Erdogan, nouveau conquérant ottoman

 

Erdogan - en compagnie des islamistes turcs et arabes - a fait l'apologie d'une vision favorable au passé ottoman, croyant que les musulmans se trouvant géographiquement dans l'ancien empire ottoman et les Balkans partagent avec eux leur fou désir du leadership islamique de la Turquie, dans le but de ressusciter la gloire de l'islam et débarrasser le monde islamique de la dépendance à l'Occident.

 Erdogan a donc exploité ses alliances avec les organisations de l'islam politique et djihadiste pour régler ses comptes avec l'Europe qu'il a d'ailleurs accusée d'avoir participé à la tentative de coup d'Etat contre lui  et de soutenir Fethullah Gülen.

 Il a estimé que l'Europe constitue une menace directe pour la sécurité de la Turquie, ce qui s'est reflété sur les convictions de ses concitoyens.
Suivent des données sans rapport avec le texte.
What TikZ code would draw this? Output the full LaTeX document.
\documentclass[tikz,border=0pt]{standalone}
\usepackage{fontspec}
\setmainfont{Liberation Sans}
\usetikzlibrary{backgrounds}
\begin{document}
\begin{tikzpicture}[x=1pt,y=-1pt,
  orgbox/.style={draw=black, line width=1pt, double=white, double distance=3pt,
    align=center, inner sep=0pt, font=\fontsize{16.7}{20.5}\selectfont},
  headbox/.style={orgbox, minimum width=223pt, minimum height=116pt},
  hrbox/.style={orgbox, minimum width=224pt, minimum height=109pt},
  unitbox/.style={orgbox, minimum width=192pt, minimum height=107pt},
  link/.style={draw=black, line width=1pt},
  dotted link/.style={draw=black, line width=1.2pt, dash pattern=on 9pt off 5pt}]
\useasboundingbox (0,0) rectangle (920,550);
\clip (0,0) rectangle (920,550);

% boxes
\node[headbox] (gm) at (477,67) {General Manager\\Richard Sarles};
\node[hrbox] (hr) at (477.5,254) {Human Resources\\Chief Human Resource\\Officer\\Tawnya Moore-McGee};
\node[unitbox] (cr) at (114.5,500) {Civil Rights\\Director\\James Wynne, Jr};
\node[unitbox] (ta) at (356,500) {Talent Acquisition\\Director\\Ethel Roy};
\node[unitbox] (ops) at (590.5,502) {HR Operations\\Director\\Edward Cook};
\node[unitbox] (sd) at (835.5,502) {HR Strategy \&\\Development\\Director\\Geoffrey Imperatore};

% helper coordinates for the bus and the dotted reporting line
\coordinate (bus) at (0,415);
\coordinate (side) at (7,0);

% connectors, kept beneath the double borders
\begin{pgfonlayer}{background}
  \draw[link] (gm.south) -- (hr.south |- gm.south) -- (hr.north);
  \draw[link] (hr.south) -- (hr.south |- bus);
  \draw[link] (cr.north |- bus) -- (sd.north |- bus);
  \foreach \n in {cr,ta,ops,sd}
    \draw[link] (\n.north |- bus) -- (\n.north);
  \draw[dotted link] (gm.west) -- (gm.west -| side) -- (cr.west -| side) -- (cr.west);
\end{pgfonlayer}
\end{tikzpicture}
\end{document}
D'après une étude effectuée par un centre de recherche, 87.6% des Turcs se disent d'accord avec le concept selon lequel "les pays européens veulent diviser la Turquie, exactement comme ils avaient fait dans le passé avec l'empire ottoman".

 Erdogan a en outre propagé l'idée d'un complot contre l'islam fomenté par l'Europe, et d'un scénario occidental visant à mettre fin à l'unité du monde islamique et à l'avenir de son existence.
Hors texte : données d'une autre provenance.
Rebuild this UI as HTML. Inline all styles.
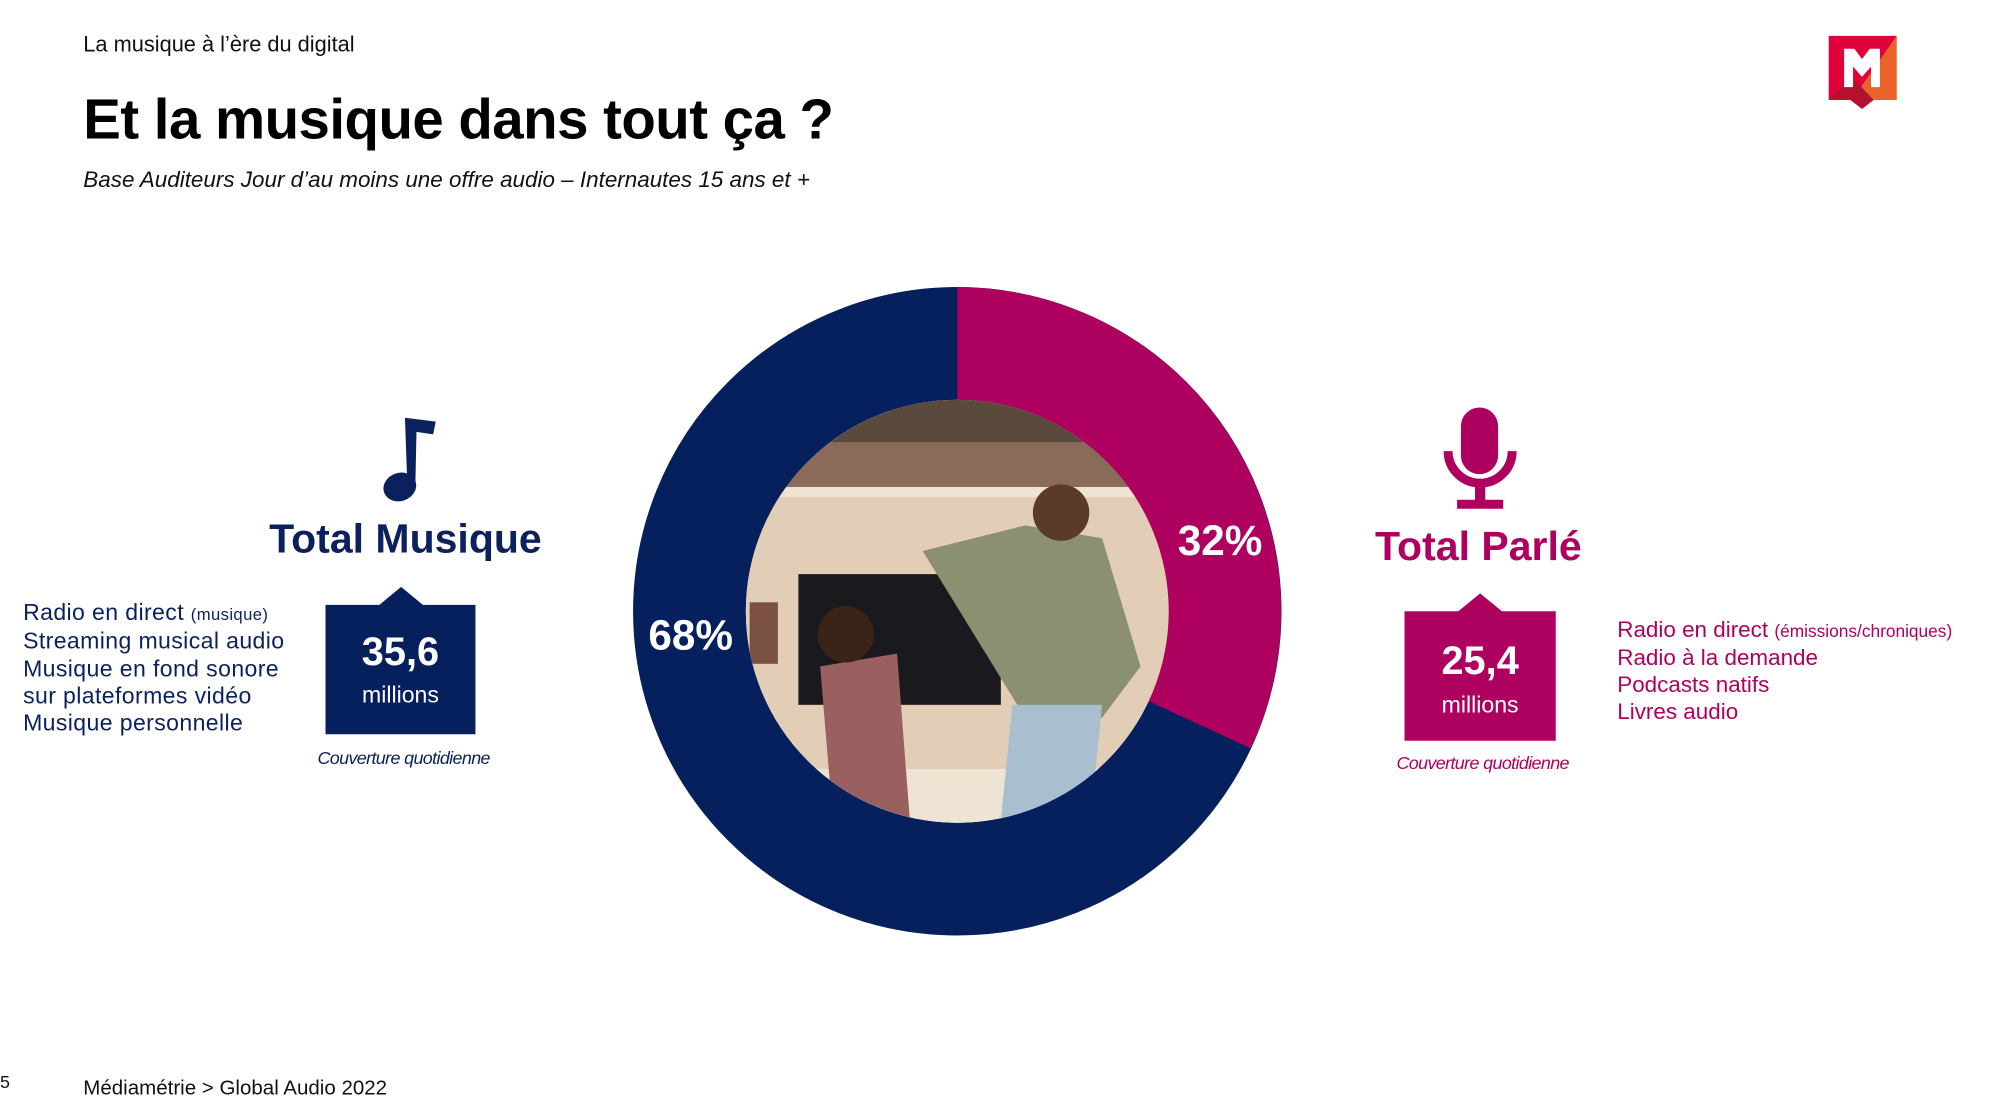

 En révisant les discours d'Erdogan prononcés à différentes occasions,  il s'est avéré son insistance à exciter les sentiments religieux du monde islamique et sa persistance sur les conflits historiques entre l'Etat ottoman et les Etats européens. Tout comme il prétend représenter le monde islamique face à un danger occidental présumé, et prétend présenter un modèle d'unité islamique derrière son leadership en tant que seul garant capable de sauver l'identité islamique d'un complot international.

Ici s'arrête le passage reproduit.